I know there are lots of different ways people manage this, but what I'll most often do is have my clicker on a finger (I have one with the finger elastic), have treats in the palm of that hand, and then use my other hand for any hand signals or physical direction/support. My non-clicker (support) hand is also what I use for treat delivery - after I mark the behavior, my dog understands that YES you did the right thing, so a second or two between the mark and the reward is not the end of the world.

I use a clicker and a marker word relatively interchangeably - I favor one or the other depending on environment and what behavior we're working on. I like the distinctive aspect of the clicker's sound, but I also like having a word for those times that I don't have a clicker with me, or when there are other people around using a clicker. (plus, verbal marker = an extra free hand!) My marker word is "Yes!" and it's packed full of enthusiasm and a crisp cut off that I don't have when I use "yes" in everyday conversation.
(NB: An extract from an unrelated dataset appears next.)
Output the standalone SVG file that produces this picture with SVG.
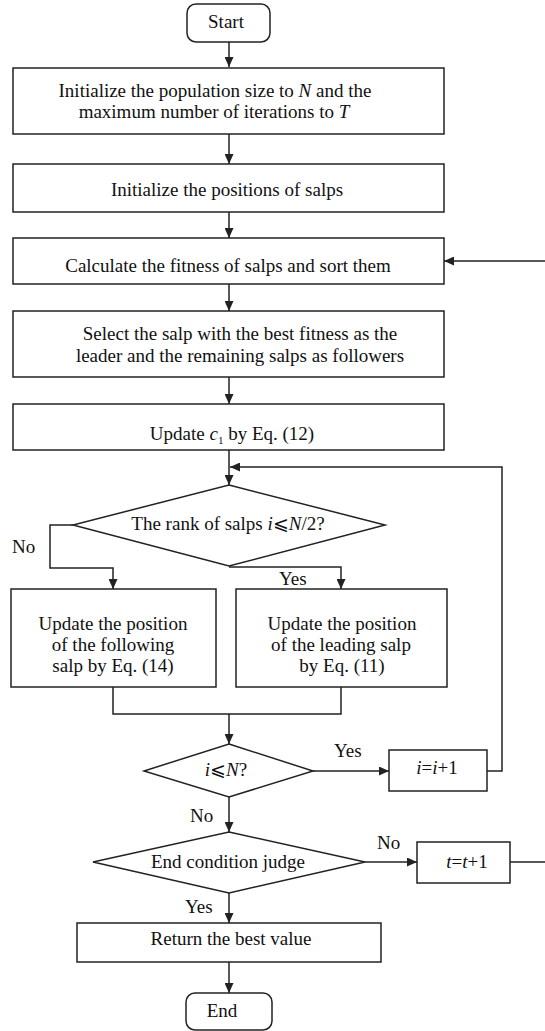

My dog can definitely tell the difference between my marking "Yes!" and a regular "yes."

My bridge word is "good." Also different in emphasis and pitch than any other time I use "good" in conversation. For us, "good" means, "you're doing the right thing, keep doing that until you get a mark or get a release word."

More on treat delivery - If I'm training in a place I can be mostly stationary, I often won't even bother having a handful of treats, I'll just have a little pile nearby that I can grab from. Similar but slightly different (better for moving exercises and/or outdoor/traveling work) is having a treat bag, or even a ziplock of treats in a pocket (hoodie, pants, jacket, etc.). I'm a big fan of snap-open bait bags, less danger of tipping it and losing all your treats! Treat bags on their own belt are great, because you can position it wherever makes the most sense for whatever you're working on (bag in front, behind, or on either side of you.)